RECORDS PROVIDED:
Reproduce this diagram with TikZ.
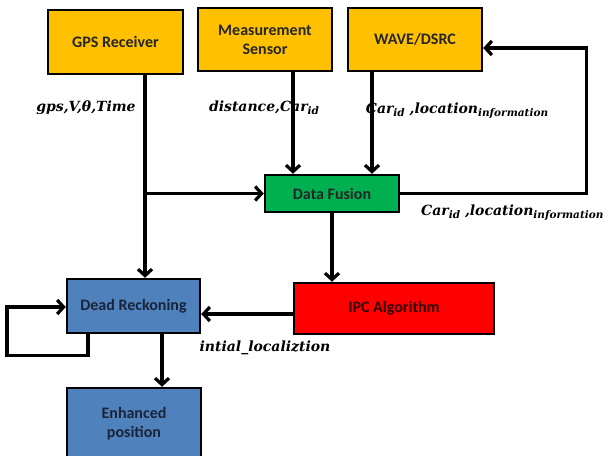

* * *

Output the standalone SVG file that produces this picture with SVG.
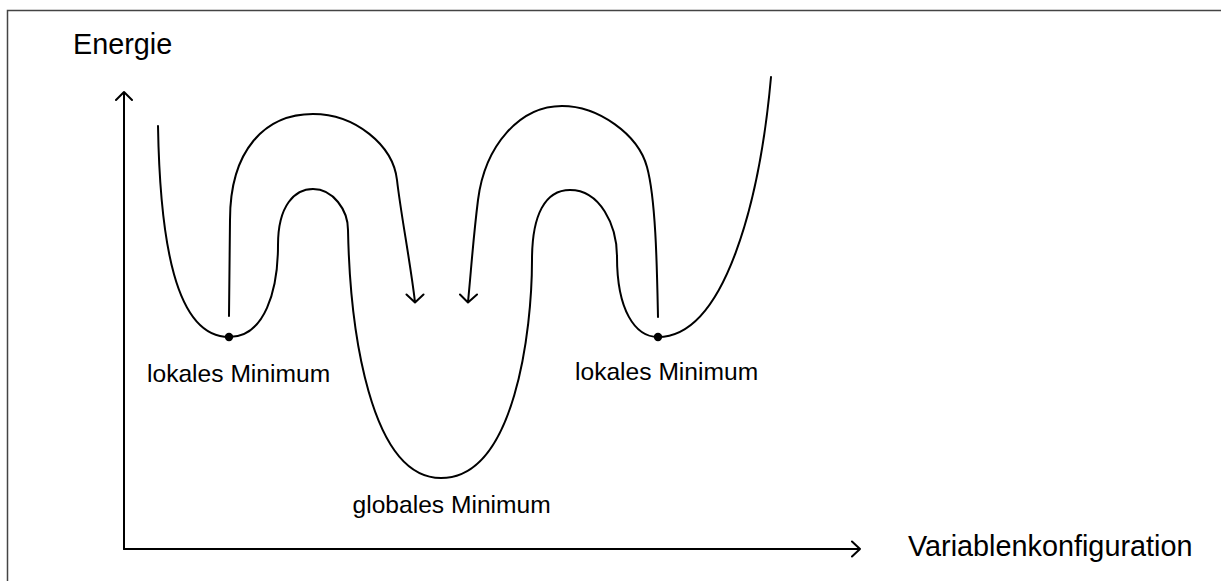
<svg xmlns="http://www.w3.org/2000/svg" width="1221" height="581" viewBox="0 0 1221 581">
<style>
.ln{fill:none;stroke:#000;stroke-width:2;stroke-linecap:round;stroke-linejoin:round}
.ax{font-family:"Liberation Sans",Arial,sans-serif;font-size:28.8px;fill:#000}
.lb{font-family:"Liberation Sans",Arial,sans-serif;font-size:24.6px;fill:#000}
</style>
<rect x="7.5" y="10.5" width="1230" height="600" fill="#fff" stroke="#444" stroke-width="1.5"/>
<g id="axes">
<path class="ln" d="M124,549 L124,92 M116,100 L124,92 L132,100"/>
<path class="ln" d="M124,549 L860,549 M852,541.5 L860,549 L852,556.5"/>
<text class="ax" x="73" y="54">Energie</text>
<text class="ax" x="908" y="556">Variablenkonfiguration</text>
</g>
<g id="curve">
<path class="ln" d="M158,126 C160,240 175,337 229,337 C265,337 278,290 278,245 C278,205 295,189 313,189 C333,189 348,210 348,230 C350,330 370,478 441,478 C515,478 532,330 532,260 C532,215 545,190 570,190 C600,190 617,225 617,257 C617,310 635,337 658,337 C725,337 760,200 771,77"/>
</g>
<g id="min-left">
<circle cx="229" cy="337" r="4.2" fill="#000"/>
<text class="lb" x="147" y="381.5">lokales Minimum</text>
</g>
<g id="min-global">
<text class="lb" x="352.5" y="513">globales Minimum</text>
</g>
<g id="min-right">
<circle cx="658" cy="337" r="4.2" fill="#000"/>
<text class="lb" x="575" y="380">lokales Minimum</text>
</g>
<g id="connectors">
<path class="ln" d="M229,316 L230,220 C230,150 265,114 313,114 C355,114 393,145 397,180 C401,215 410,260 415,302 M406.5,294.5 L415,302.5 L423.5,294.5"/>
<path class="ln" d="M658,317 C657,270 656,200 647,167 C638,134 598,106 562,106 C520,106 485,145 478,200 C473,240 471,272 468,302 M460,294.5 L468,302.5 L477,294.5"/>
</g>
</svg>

...

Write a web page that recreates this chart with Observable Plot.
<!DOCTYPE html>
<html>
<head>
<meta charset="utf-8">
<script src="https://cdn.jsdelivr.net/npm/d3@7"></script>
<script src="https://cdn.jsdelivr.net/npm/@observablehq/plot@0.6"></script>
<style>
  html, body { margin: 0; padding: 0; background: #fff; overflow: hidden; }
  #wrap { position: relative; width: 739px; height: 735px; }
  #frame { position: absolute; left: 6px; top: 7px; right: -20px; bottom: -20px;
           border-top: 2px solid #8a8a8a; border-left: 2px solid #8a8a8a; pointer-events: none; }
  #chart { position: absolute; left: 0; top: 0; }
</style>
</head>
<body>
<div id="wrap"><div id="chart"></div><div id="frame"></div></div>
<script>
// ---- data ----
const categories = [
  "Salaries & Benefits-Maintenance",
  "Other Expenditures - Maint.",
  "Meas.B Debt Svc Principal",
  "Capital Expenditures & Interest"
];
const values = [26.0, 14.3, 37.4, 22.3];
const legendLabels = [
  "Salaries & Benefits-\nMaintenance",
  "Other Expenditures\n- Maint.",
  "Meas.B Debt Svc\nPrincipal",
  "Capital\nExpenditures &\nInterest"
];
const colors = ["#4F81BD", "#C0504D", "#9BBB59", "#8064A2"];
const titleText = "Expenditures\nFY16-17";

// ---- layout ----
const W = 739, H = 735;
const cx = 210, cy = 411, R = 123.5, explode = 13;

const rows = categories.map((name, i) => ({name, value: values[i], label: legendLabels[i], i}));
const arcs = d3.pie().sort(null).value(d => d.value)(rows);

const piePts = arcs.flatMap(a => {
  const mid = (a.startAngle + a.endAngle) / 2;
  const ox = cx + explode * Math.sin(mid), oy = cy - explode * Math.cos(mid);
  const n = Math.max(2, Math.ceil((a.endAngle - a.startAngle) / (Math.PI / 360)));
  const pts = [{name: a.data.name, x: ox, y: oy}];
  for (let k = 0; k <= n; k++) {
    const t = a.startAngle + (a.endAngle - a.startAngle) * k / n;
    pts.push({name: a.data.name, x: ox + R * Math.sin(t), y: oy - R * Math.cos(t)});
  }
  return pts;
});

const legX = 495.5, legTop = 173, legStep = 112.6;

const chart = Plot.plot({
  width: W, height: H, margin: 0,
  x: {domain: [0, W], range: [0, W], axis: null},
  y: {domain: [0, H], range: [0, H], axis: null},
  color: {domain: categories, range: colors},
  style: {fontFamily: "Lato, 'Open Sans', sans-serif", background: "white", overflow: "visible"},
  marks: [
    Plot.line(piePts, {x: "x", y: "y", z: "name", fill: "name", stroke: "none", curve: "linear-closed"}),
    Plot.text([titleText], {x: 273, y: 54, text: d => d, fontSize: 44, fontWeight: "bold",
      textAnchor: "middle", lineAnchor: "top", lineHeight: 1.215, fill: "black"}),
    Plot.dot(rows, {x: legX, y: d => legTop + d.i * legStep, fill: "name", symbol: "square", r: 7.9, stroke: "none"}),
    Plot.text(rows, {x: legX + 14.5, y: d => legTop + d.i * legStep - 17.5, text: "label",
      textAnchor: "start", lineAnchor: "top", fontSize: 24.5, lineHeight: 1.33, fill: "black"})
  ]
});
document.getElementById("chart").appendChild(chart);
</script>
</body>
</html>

EXERCISE TASK: Gather each line in these records that contains the string "chart".

RESPONSE:
Write a web page that recreates this chart with Observable Plot.
  #chart { position: absolute; left: 0; top: 0; }
<div id="wrap"><div id="chart"></div><div id="frame"></div></div>
const chart = Plot.plot({
document.getElementById("chart").appendChild(chart);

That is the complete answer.